Written by Norman Briski

Filmmaking by Frank Fantini; stage lighting by Miguel Ángel Valderrama

Presented by Teatro Latea via live streaming

December 17-19, 2020

In the popular imagination, Richard III has become synonymous with villainy, a hunchbacked, scheming child murderer. The Richard of Argentine actor, director, and playwright Norman Briski, however, is not the monster of Sir Thomas More and later, and most influentially, William Shakespeare. Briski's stripped-down short play RIIIchard offers a Richard who diverges from these traditional portrayals and whose ambition is not merely self-directed.

Richard (Bruno Giraldi), holding a drink, begins the play with some of the familiar lines about the winter and discontent but quickly departs from his Bardic forbear, holding forth in a liberal admixture of Spanish and English dialogue that continues throughout the performance. Eventually, the camera pulls out to frame Richard between two women (Josefina Lausirica and Vanina Frezza) whose makeup and clothing (white shirt and red pants for one, and the opposite for the other) evoke harlequins, with their symbolic potential in relation to Richard and his position. In this first appearance, they provide percussive backing, in the form of claps and stomps, while Richard sings. We hear of Richard's conception of his ambition, his identification as a soldier, and his disdain for institutional authority and its hypocrisies.
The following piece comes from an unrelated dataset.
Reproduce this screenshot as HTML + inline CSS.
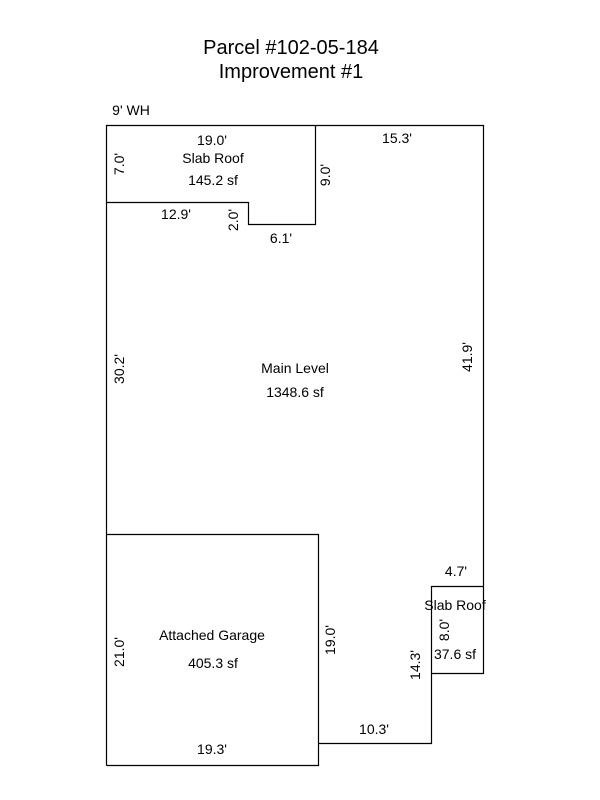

Richards's mother (Jane Ives) sketches a different perspective, speaking of her relationship to him and/in contrast to his brothers and of her shame and humiliation regarding him. The play concluded with Richard's ruminations following battle, delivered for the most part prone, his sword loosely held.

The small stage is bare, with a screen for projection at the back, but that does not mean that the play is not visually interesting, from the memorable image of a crown created by fingers, to the two women playing rock, paper, scissors or Richard's transition from a simple brown robe to a shirt of mail. The production is sonically interesting as well, utilizing drums, feet, and hands in its aural accompaniment. Both Giraldi, who inhabits Richard with fervour, and Ives deliver impassioned performances; and Lausirica and Frezza prove intriguingly enigmatic in their non-speaking roles. RIIIchard's entertaining, post-modernist counter-narrative is worth pledging fealty to.